Kaipara District Council reply
The Focus contacted KDC regarding several of the issues concerning MRCT. In response to whether volunteers could access Gumdiggers track during the weekend for maintenance, a council spokesperson replied that it would not be possible ‘as it continues to be a work site with hazards until MCL’s works in this area are complete’.

Refarding consultation with volunteers, the spokesperson says they have only recently engaged landscape architect company Isthmus, to start investigating only the Gumdiggers Track, but wants to assure that ‘as part of their work they will certainly be working with the Mangawhai Recreational Charitable Trust and volunteers who have local knowledge of the area’.

Council also confirm that there were comments made at the PC78 hearing ‘relating to whether the track could or would have to be located on MCL lands, due to the esplanade reserve being eroded to a point where the track cannot be wholly located within the esplanade.
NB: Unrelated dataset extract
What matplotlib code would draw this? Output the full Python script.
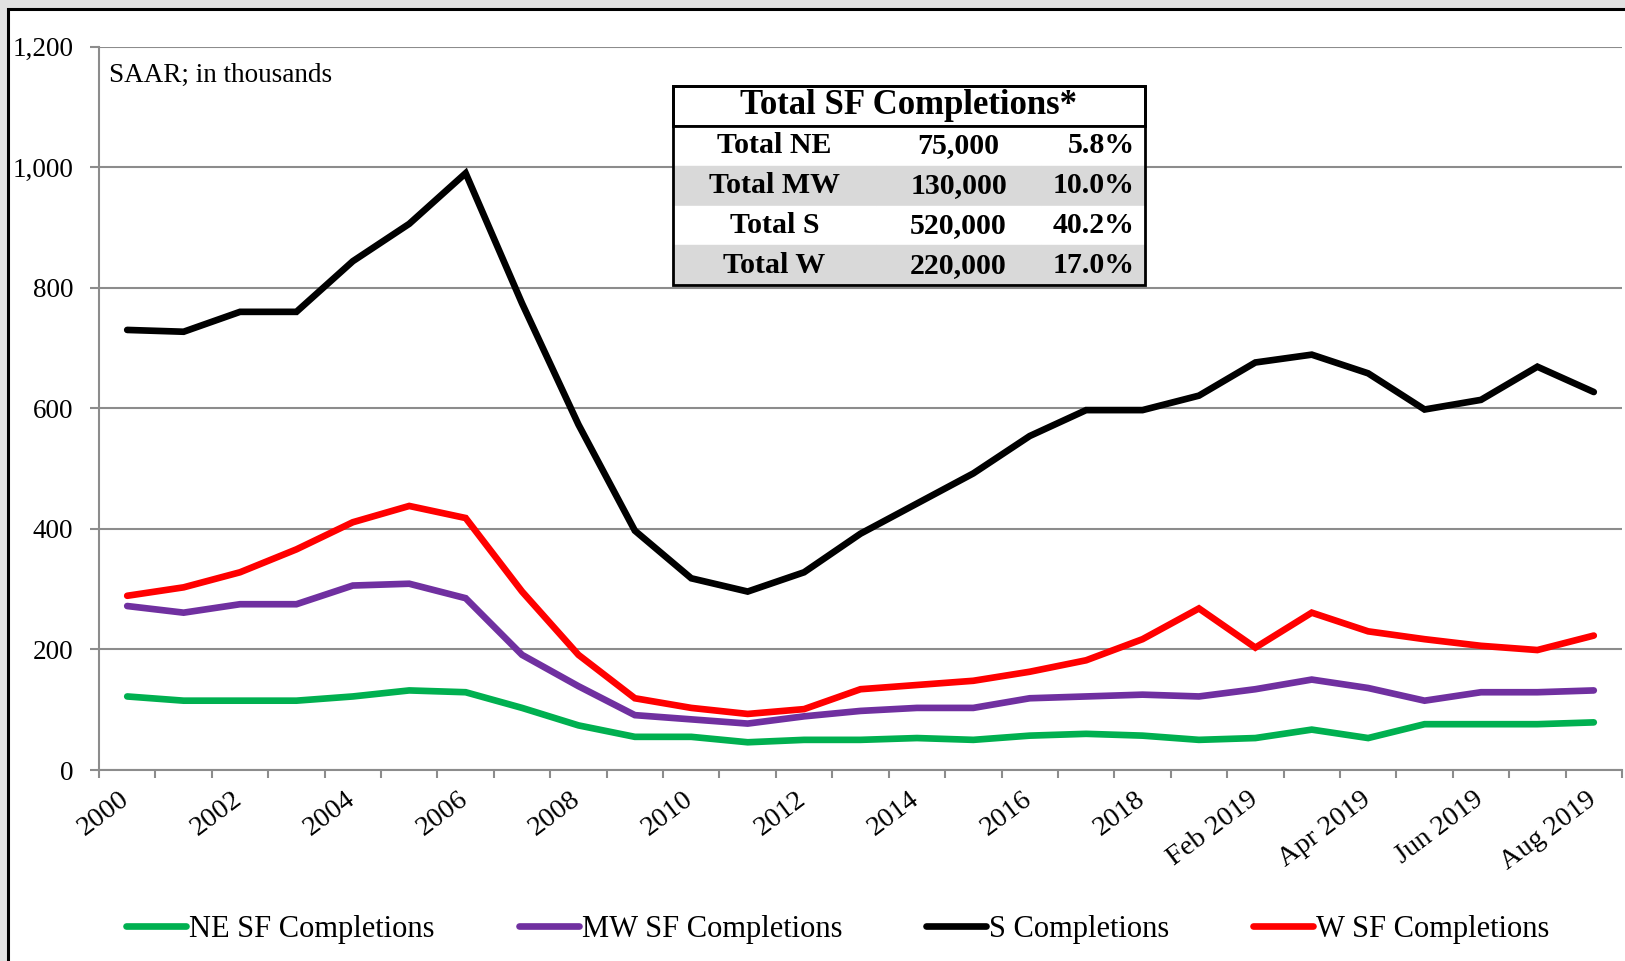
import matplotlib
matplotlib.use("Agg")
import matplotlib.pyplot as plt
import matplotlib.transforms as mtransforms
from matplotlib.patches import Rectangle
from matplotlib.ticker import FixedLocator, FuncFormatter

plt.rcParams["font.family"] = ["Liberation Serif", "DejaVu Serif"]

# monthly categories: annual 2000-2018, then Jan-Aug 2019
cats = [str(y) for y in range(2000, 2019)] + \
       ["Jan 2019", "Feb 2019", "Mar 2019", "Apr 2019", "May 2019", "Jun 2019", "Jul 2019", "Aug 2019"]
ne = [122, 115, 115, 115, 122, 132, 129, 103, 74, 55, 55, 46, 50, 50, 53, 50, 57, 60, 57,
      50, 53, 67, 53, 76, 76, 76, 79]
mw = [272, 261, 275, 275, 306, 309, 285, 191, 139, 91, 84, 77, 89, 98, 103, 103, 119, 122, 125,
      122, 134, 150, 136, 115, 129, 129, 132]
s = [730, 727, 760, 760, 844, 906, 990, 774, 573, 397, 318, 296, 328, 392, 442, 492, 554, 597, 597,
     621, 676, 689, 658, 598, 614, 669, 627]
w = [289, 303, 328, 366, 411, 438, 418, 296, 191, 119, 103, 93, 101, 134, 141, 148, 163, 182, 217,
     268, 203, 261, 230, 217, 206, 199, 223]
series_names = ["NE SF Completions", "MW SF Completions", "S Completions", "W SF Completions"]
series_colors = ["#00b050", "#7030a0", "#000000", "#ff0000"]

tbl_head = "Total SF Completions*"
tbl_labels = ["Total NE", "Total MW", "Total S", "Total W"]
tbl_units = ["75,000", "130,000", "520,000", "220,000"]
tbl_share = ["5.8%", "10.0%", "40.2%", "17.0%"]

W, H = 1625, 961
fig = plt.figure(figsize=(W / 100, H / 100), dpi=100, facecolor="#e2e2e2")
fig.add_artist(Rectangle((8 / W, -0.1), 1.2, (H - 9) / H + 0.1, transform=fig.transFigure,
                         facecolor="white", edgecolor="black", lw=2.2, zorder=0))

ax = fig.add_axes([99 / W, (H - 770) / H, (1622 - 99) / W, (770 - 46.6) / H])
ax.set_facecolor("none")
x = list(range(len(cats)))
for vals, name, col in zip([ne, mw, s, w], series_names, series_colors):
    ax.plot(x, vals, color=col, lw=4.8, label=name, solid_capstyle="round", solid_joinstyle="miter")

ax.set_xlim(-0.5, len(cats) - 0.5)
ax.set_ylim(0, 1200)
ax.set_yticks(range(0, 1201, 200))
ax.yaxis.set_major_formatter(FuncFormatter(lambda v, p: f"{int(v):,}"))
ax.grid(axis="y", color="#8c8c8c", lw=1.5)
ax.set_axisbelow(True)
for sp in ["top", "right"]:
    ax.spines[sp].set_visible(False)
for sp in ["left", "bottom"]:
    ax.spines[sp].set_color("#8c8c8c")
    ax.spines[sp].set_linewidth(1.5)

# labels on every other category, tick marks on category boundaries
ax.set_xticks(x[::2])
ax.set_xticklabels(cats[::2], rotation=37, ha="right", va="top")
ax.xaxis.set_minor_locator(FixedLocator([i - 0.5 for i in range(len(cats) + 1)]))
ax.tick_params(axis="x", which="major", length=0, pad=12, labelsize=20.5)
ax.tick_params(axis="x", which="minor", length=6, width=1.5, color="#8c8c8c")
ax.tick_params(axis="y", length=6.5, width=1.5, color="#8c8c8c", pad=12, labelsize=19.5)
shift = mtransforms.ScaledTranslation(0.07, 0, fig.dpi_scale_trans)
for lab in ax.get_xticklabels():
    lab.set_transform(lab.get_transform() + shift)

fig.text(109 / W, (H - 75) / H, "SAAR; in thousands", fontsize=19.5, va="center", ha="left")

# summary table
tx0, tx1, ty_top, ty_head, ty_bot = 673, 1145, 86, 126, 285
tab_ax = fig.add_axes([tx0 / W, (H - ty_bot) / H, (tx1 - tx0) / W, (ty_bot - ty_top) / H])
tab_ax.axis("off")
hfrac = (ty_head - ty_top) / (ty_bot - ty_top)
head = tab_ax.table(cellText=[[tbl_head]], cellLoc="center", bbox=[0, 1 - hfrac, 1, hfrac])
body_rows = [[a, b, c] for a, b, c in zip(tbl_labels, tbl_units, tbl_share)]
body = tab_ax.table(cellText=body_rows, colWidths=[0.43, 0.35, 0.22], bbox=[0, 0, 1, 1 - hfrac])
for t in (head, body):
    t.auto_set_font_size(False)
for (r, c), cell in head.get_celld().items():
    cell.set_linewidth(2)
    cell.get_text().set_fontsize(25)
    cell.get_text().set_fontweight("bold")
for (r, c), cell in body.get_celld().items():
    fc = "#d9d9d9" if r % 2 == 1 else "white"
    cell.set_facecolor(fc)
    cell.set_edgecolor(fc)
    txt = cell.get_text()
    txt.set_fontsize(21.5)
    txt.set_fontweight("bold")
    if c == 2:
        cell._loc = "right"
        cell.PAD = 0.1
    else:
        cell._loc = "center"
    txt.set_ha({0: "center", 1: "center", 2: "right"}[c])
tab_ax.add_patch(Rectangle((0, 0), 1, 1, transform=tab_ax.transAxes, fill=False,
                           edgecolor="black", lw=2, clip_on=False, zorder=5))
tab_ax.plot([0, 1], [1 - hfrac, 1 - hfrac], color="black", lw=2, transform=tab_ax.transAxes,
            clip_on=False, zorder=5)

fs_leg = 22
fig.legend(handles=ax.get_lines(), labels=series_names, ncol=4, frameon=False,
           loc="center left", bbox_to_anchor=(126 / W, (H - 929) / H),
           fontsize=fs_leg, borderpad=0, borderaxespad=0,
           handlelength=60 / (fs_leg * 100 / 72), handletextpad=0.1,
           columnspacing=84 / (fs_leg * 100 / 72))

fig.savefig("out.png", dpi=100, facecolor=fig.get_facecolor())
The Council is currently working to define the actual boundaries of the esplanade reserve and determine if the track can be located wholly within the esplanade reserve land’.

In a previous Focus article (Feb 22) MRCT trustee Mark Rowbotham commented on a number of the same issues regarding the closure of Gumdiggers, including whether ‘MCL and KDC have made a deal to move the boundary of the Esplanade Reserve as part of MCL’s reserve contribution obligations’.

When asked by the Focus if such a deal was likely, KDC stated, ‘there is currently no commitment made by the council on a way forward yet, nor any discussion with MCL on any potential reserve contribution until the boundaries of the existing esplanade reserve land are clarified’.

Mangawhai Central was also asked for comment by the Focus, and it appears there is some confusion regarding who actually closed the track on February 14, 2020.

As landowners, MCL are liable for the land on which the sections of Gumdiggers is built on, and spokesperson Brandon Morley says the company were not responsible for closing the track in February 2020, but understands that due to an abatement notice being served to MCRT, ‘around 18 months ago’, members are not actually allowed to continue their maintenance work until the issues of the notice are resolved.

“The future of Gumdigger’s is really between the council and Mangawhai Recreational Charitable Trust, we did attend a meeting earlier this year with both of the parties but we were more observers really, we’re just waiting for the situation to be resolved.”

Jepson says they were never served an abatement notice and asked council ‘about four times’ to see the forms.

Although initially an s92 was issued to MRCT ‘due to insufficient information for consent’, council now state that ‘no abatement notice was served or even drafted, the Council team preferred and requested to meet and work toward a solution involving a retrospective consent application and communicated this with the Trust via emails at the time’.

 

Created by dozens of volunteers between 2015 and 2018, the Gumdiggers Track is now overgrown in places and closed to the public. PHOTO/JULIA WADE


 

 

 

 

“Volunteers have put a lot of work and energy into it with clearance and planting, but now we’re denied access to even do maintenance. They could let us in there on a weekend when the machines aren’t operating.”